> [Problem details]
Begin with the first line and repeat exactly through the line containing "from bokeh.resources import INLINE"; leave every image out.

%%

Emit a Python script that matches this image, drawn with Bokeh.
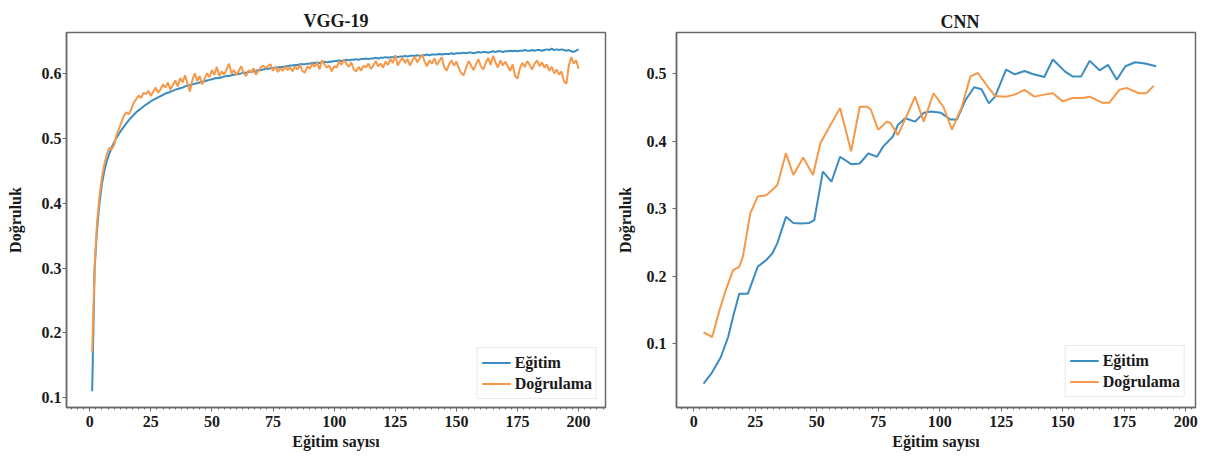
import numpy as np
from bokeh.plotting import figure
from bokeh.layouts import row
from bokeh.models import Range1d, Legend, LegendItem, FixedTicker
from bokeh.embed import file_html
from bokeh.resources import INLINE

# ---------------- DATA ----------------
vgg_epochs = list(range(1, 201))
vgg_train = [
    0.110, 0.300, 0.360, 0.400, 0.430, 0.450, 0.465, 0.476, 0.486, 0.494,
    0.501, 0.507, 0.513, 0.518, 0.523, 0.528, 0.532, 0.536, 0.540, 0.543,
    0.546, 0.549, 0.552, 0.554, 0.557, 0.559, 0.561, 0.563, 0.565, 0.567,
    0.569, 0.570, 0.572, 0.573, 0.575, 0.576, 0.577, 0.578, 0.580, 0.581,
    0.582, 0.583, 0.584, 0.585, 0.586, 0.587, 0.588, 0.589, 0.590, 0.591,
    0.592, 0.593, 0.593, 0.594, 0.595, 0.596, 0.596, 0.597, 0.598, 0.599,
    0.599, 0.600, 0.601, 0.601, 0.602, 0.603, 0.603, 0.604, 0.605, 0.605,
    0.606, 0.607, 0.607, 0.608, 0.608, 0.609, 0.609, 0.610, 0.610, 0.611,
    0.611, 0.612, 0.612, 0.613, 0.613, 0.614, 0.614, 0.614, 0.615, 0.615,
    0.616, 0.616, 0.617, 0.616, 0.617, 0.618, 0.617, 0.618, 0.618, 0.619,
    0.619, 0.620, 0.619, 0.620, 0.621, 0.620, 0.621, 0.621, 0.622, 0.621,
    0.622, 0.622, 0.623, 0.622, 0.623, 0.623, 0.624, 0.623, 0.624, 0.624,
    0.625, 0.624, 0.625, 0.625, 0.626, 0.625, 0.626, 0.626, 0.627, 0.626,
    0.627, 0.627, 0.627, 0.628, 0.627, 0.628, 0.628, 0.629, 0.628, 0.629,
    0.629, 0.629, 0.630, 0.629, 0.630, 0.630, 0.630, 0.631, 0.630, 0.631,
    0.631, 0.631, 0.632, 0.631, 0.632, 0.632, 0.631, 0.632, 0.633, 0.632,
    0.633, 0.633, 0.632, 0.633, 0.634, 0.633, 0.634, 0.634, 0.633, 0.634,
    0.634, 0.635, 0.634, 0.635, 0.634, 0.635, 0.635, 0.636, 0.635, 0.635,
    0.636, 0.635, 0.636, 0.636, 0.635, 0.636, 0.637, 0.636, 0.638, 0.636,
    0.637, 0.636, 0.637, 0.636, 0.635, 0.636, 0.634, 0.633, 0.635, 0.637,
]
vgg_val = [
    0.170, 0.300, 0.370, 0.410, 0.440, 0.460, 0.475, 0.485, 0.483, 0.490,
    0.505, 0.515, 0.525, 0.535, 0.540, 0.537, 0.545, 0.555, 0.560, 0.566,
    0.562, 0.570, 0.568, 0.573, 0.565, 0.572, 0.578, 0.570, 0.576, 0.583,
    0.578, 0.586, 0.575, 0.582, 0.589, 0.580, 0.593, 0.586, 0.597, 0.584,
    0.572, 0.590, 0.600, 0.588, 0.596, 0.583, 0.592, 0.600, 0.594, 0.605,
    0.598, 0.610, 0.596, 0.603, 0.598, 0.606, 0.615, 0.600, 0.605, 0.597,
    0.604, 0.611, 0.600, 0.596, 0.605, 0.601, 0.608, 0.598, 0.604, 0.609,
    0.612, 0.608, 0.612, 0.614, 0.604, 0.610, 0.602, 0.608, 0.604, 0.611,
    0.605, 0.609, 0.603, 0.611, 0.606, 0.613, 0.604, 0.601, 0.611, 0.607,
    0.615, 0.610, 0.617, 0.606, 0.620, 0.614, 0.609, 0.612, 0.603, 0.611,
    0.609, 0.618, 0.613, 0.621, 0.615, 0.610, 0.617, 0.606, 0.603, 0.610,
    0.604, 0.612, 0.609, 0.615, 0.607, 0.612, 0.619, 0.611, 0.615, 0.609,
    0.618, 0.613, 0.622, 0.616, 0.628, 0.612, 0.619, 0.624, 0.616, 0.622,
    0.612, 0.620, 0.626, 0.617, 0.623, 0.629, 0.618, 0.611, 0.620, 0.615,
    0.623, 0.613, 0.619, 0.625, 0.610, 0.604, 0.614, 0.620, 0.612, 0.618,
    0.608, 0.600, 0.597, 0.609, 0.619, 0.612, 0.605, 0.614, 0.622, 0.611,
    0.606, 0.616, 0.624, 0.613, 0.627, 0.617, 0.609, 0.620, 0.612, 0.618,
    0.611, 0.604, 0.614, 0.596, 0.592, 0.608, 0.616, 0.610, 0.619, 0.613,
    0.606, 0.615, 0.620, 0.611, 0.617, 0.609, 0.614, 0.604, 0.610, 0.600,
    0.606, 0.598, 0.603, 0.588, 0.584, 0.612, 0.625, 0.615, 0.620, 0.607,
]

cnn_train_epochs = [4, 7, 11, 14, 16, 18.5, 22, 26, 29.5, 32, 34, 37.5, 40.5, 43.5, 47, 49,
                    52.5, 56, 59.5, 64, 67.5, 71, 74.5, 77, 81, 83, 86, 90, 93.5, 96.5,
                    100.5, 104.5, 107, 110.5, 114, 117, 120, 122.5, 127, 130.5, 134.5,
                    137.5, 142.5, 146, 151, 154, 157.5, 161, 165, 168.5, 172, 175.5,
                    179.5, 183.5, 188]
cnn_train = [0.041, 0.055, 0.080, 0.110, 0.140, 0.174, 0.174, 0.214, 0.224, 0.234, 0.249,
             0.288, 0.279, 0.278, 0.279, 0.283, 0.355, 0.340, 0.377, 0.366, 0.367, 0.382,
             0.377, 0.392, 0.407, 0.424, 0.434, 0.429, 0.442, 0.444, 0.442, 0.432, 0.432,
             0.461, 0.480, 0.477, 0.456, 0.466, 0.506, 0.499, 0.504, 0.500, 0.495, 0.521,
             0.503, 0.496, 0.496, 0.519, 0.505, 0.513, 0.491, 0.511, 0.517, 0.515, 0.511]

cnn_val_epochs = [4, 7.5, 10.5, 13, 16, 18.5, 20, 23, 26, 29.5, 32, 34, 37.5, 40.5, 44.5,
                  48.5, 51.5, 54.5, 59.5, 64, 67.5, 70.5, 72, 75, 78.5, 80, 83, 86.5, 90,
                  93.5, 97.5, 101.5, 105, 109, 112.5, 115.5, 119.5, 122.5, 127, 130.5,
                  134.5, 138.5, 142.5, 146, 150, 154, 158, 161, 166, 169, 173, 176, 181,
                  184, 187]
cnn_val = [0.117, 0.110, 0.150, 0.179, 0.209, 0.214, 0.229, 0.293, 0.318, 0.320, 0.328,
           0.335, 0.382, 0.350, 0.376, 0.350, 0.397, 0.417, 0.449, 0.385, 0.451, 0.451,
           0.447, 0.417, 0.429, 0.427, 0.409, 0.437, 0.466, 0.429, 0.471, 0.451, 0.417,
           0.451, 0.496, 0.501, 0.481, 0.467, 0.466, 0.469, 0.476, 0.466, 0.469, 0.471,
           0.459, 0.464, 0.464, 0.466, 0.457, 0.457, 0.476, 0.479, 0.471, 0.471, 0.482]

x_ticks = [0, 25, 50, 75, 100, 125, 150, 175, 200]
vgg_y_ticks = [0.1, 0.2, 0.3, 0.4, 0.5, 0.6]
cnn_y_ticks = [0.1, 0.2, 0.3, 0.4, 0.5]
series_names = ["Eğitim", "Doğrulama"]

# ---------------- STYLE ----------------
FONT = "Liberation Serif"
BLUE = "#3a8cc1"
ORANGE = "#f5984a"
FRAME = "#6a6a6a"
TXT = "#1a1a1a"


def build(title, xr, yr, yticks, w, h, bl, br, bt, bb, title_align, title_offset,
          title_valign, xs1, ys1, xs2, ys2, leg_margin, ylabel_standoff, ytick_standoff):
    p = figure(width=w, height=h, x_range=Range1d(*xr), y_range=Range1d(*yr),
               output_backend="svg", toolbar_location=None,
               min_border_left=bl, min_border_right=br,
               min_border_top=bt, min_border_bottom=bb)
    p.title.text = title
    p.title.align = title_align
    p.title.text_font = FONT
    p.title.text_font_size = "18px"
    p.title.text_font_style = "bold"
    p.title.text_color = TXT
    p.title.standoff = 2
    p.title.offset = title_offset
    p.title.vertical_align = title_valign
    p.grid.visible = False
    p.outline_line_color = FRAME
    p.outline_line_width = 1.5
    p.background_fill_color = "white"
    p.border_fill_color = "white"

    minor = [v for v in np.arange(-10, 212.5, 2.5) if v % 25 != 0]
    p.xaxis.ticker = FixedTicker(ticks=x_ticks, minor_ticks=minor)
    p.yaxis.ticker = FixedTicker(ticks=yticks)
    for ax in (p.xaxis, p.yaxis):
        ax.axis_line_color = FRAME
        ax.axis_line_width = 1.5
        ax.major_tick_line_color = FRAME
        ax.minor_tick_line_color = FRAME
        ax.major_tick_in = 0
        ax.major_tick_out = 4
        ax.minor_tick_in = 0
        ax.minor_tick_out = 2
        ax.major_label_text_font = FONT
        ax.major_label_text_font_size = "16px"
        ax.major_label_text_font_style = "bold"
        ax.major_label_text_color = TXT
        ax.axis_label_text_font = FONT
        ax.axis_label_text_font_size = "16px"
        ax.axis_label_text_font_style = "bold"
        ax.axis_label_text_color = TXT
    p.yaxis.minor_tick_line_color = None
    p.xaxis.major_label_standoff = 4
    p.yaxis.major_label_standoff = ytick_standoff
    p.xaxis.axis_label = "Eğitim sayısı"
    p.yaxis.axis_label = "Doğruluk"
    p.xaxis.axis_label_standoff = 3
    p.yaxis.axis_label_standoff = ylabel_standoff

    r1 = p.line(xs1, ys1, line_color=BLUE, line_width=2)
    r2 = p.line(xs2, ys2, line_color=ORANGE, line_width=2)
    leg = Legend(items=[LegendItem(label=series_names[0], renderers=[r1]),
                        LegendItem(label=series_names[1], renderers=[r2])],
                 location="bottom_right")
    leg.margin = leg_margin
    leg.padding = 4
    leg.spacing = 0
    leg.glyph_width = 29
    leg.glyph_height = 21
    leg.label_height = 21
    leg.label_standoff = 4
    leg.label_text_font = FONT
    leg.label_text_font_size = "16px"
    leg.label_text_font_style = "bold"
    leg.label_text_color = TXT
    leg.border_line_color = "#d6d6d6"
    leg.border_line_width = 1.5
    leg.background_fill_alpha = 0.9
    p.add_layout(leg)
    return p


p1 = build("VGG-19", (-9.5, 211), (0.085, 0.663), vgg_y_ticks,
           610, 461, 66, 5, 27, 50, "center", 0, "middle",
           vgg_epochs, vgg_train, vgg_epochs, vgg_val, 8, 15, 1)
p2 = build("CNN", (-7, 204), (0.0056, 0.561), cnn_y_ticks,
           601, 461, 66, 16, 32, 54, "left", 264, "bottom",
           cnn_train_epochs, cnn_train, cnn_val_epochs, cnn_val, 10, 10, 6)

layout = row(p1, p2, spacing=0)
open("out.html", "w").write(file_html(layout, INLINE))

%%

> [Correct response]
Emit a Python script that matches this image, drawn with Bokeh.
import numpy as np
from bokeh.plotting import figure
from bokeh.layouts import row
from bokeh.models import Range1d, Legend, LegendItem, FixedTicker
from bokeh.embed import file_html
from bokeh.resources import INLINE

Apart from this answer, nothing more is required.